More Sports Car Coloring Pages
How to Use This Worksheet
Use this printable for car-themed lessons, STEM discussions about electric vehicles and battery technology, homeschool science activities, or simply as a fun coloring sheet for young car enthusiasts. The bold clean outlines work well with crayons, markers, or colored pencils.
Tesla Model S Coloring FAQ
When did the Tesla Model S first go on sale?
Tesla began deliveries of the Model S in June 2012, making it the company's first mass-market sedan. A major redesign known as the Gen 2 or 2021 refresh introduced a new interior with a yoke steering wheel option, a landscape center display, and revised exterior lighting. The original 2012 launch range was around 265 miles; current Long Range versions exceed 400 miles on a single charge.
Is this Tesla Model S coloring page free to print?

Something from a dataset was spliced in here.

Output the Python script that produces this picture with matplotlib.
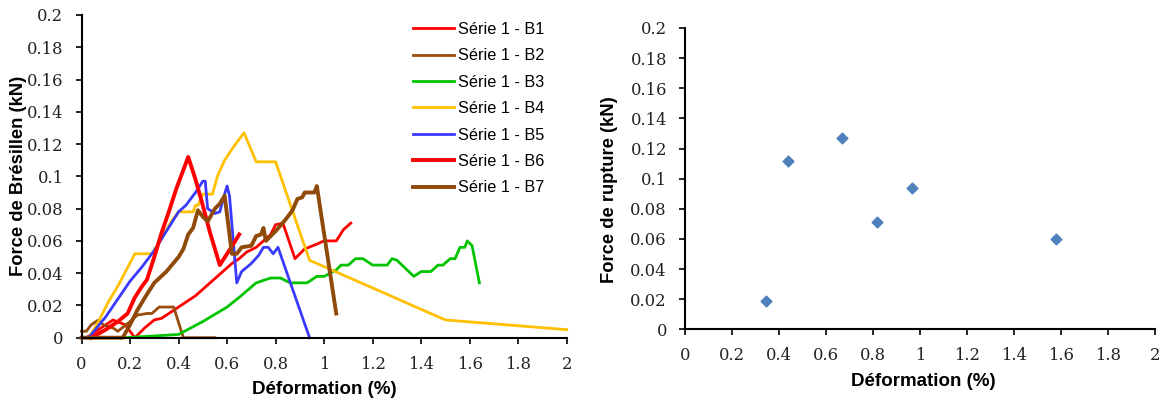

Yes, completely free. Click Download PDF for the printable file or click Print to send it straight to your printer. No account, subscription, or sign-up is needed for personal, classroom, or homeschool use.
How fast can the Tesla Model S go?
The Model S Plaid, introduced in 2021, accelerates from 0 to 60 mph in under 2 seconds using a tri-motor all-wheel-drive setup producing over 1,000 horsepower. Its top speed is 200 mph with the optional track package. The standard Long Range version reaches 60 mph in about 3.1 seconds with a top speed of 155 mph.
What colors look good on a Tesla Model S coloring page?
Tesla offers the Model S in Pearl White Multi-Coat, Midnight Silver Metallic, Deep Blue Metallic, Solid Black, Ultra Red, and Quicksilver. For the coloring page, silver or light gray shows the smooth aerodynamic body well, while deep blue or red makes the flush door handles and panoramic roof stand out. The wheels look sharp in dark gray or gloss black.